Betty G’s father died while she was young and she was raised by a single mother. The experience inspired her to become a fierce advocate for women empowerment and equal rights.

“I am so proud of my mother, who despite working fulltime, managed to take care of us and ensured we had an education. She is my inspiration and a role model,” she said.

In the Afar Region, Betty G met with women who organized themselves in self-help groups and had small businesses. 

“I was amazed by these women who had been through a lot but still found the courage and strength to learn new skills and find new ways to make a living and help their families have a better future,” she added.

“I will continue to help raise the voices of refugees, particularly women, in Ethiopia and beyond.”

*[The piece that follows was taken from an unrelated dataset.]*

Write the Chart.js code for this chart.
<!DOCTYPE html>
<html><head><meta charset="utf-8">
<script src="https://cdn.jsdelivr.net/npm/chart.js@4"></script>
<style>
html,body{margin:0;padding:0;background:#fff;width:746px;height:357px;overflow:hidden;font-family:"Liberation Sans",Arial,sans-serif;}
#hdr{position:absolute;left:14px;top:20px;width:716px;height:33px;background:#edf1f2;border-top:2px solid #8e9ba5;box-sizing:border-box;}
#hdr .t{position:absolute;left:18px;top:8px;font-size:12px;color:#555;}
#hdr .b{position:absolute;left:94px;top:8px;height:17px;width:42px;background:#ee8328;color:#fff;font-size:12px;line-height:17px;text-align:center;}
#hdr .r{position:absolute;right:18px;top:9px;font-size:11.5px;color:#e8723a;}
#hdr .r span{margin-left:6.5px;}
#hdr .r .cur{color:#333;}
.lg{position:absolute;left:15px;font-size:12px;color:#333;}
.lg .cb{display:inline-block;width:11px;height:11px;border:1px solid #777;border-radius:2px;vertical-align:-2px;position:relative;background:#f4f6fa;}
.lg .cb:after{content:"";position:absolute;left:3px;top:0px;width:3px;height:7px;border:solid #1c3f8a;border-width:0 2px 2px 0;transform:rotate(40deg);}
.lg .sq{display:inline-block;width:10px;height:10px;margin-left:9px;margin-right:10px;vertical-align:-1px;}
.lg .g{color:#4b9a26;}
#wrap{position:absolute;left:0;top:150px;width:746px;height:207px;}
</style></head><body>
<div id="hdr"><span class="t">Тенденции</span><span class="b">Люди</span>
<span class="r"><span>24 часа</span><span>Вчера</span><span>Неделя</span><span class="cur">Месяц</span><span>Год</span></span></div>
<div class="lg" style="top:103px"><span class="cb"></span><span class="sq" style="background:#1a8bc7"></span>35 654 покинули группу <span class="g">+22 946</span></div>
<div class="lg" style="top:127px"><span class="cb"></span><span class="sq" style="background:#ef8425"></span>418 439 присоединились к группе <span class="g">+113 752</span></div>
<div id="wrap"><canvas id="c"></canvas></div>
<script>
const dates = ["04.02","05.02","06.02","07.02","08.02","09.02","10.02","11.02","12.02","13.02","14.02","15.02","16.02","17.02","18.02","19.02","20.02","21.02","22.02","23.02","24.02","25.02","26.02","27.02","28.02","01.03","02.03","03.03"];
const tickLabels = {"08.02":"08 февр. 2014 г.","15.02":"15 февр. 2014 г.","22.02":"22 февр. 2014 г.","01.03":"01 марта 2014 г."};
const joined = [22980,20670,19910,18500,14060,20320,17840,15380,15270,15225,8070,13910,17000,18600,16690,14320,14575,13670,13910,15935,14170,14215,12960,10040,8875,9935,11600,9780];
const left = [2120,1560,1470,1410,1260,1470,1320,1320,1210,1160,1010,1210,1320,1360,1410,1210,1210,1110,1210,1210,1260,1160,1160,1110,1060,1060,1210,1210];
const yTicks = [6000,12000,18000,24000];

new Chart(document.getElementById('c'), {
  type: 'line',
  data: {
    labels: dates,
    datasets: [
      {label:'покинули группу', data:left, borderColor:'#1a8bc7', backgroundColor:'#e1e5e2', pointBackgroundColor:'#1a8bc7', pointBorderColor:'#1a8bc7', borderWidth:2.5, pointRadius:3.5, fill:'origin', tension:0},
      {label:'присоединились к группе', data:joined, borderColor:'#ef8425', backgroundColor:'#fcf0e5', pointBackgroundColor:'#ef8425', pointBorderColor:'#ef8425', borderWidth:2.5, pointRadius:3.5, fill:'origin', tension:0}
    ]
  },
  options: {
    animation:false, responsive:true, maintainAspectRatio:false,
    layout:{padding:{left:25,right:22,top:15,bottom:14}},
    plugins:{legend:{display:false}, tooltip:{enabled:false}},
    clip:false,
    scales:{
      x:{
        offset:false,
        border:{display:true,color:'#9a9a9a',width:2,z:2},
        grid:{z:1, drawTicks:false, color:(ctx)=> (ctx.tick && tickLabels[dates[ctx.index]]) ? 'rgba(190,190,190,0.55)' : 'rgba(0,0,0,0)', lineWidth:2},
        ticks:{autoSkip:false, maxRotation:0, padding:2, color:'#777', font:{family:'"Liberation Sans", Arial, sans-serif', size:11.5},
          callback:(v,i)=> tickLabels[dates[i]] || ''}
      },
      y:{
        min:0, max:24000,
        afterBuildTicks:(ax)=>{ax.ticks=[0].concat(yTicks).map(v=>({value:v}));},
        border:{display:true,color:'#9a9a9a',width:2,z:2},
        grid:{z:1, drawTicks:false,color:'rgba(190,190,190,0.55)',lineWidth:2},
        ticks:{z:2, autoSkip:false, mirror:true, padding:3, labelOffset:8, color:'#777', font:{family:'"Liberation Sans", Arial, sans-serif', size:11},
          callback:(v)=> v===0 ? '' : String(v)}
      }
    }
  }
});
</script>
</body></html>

“When women and girls are provided with opportunities, the whole family benefits,” added Betty G who believes that the empowerment of women is vital. 

As a Goodwill Ambassador, Betty G will continue to advocate for support for Ethiopia, which is one of the largest refugee hosting countries in Africa.

“I will continue to help raise the voices of refugees, particularly women, in Ethiopia and beyond,” she said.